§ Given task: Extract only the first line of the listing and every line after it up to and including the one with "(0,0) rectangle (1011,445);". Omit the pictures.

§ Information shown:

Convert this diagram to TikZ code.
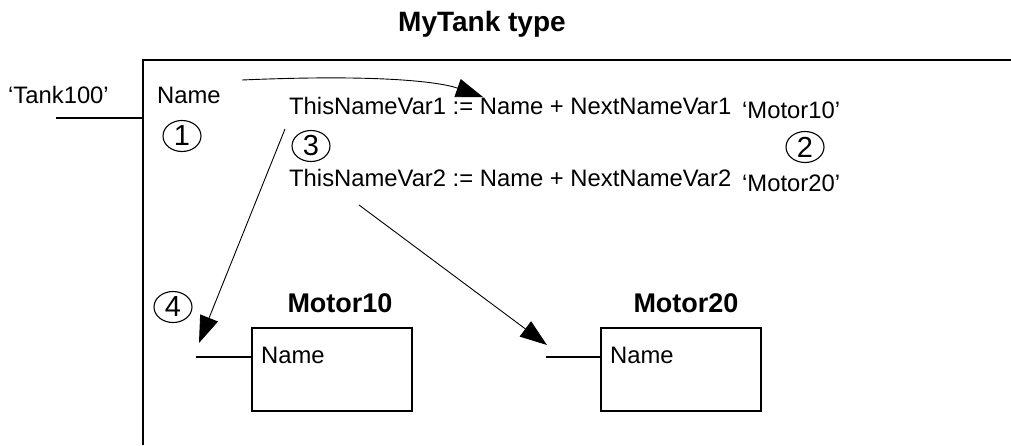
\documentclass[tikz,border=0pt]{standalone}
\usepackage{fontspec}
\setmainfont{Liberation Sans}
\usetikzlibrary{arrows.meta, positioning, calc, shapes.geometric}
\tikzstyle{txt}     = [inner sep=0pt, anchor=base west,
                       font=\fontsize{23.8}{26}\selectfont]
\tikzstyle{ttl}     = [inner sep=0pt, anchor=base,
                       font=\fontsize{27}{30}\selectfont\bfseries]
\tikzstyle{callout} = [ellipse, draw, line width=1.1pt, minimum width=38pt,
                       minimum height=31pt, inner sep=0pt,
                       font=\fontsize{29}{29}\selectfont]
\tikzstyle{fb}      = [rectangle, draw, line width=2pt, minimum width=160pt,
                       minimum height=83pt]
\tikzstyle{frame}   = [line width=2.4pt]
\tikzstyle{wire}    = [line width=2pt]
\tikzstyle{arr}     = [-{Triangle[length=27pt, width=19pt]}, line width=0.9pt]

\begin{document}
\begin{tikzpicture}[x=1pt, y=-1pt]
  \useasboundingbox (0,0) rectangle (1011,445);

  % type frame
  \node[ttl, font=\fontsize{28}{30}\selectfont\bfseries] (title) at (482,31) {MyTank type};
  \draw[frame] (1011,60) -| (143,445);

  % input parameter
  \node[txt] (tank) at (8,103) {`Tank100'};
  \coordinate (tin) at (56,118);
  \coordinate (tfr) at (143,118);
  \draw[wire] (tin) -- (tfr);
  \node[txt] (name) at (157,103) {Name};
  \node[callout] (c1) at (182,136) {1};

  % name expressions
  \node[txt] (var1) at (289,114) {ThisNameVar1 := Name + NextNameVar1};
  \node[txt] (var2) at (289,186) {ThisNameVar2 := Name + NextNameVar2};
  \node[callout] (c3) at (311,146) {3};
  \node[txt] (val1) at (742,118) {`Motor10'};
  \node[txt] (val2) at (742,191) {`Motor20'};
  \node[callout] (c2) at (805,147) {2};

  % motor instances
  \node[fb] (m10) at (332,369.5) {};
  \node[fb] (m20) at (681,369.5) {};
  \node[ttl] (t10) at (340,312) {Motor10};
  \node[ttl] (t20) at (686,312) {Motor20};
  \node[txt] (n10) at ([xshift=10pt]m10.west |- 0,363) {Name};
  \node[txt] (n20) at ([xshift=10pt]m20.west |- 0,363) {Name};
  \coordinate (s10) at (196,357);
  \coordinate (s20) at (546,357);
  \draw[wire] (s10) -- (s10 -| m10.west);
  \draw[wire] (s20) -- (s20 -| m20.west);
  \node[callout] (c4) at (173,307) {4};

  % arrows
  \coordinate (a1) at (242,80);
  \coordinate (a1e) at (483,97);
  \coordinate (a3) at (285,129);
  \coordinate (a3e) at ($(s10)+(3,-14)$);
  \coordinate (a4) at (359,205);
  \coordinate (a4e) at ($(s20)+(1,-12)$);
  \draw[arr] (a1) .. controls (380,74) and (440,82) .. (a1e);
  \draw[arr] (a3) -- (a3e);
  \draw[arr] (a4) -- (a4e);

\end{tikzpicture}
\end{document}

§ The solution:
Convert this diagram to TikZ code.
\documentclass[tikz,border=0pt]{standalone}
\usepackage{fontspec}
\setmainfont{Liberation Sans}
\usetikzlibrary{arrows.meta, positioning, calc, shapes.geometric}
\tikzstyle{txt}     = [inner sep=0pt, anchor=base west,
                       font=\fontsize{23.8}{26}\selectfont]
\tikzstyle{ttl}     = [inner sep=0pt, anchor=base,
                       font=\fontsize{27}{30}\selectfont\bfseries]
\tikzstyle{callout} = [ellipse, draw, line width=1.1pt, minimum width=38pt,
                       minimum height=31pt, inner sep=0pt,
                       font=\fontsize{29}{29}\selectfont]
\tikzstyle{fb}      = [rectangle, draw, line width=2pt, minimum width=160pt,
                       minimum height=83pt]
\tikzstyle{frame}   = [line width=2.4pt]
\tikzstyle{wire}    = [line width=2pt]
\tikzstyle{arr}     = [-{Triangle[length=27pt, width=19pt]}, line width=0.9pt]

\begin{document}
\begin{tikzpicture}[x=1pt, y=-1pt]
  \useasboundingbox (0,0) rectangle (1011,445);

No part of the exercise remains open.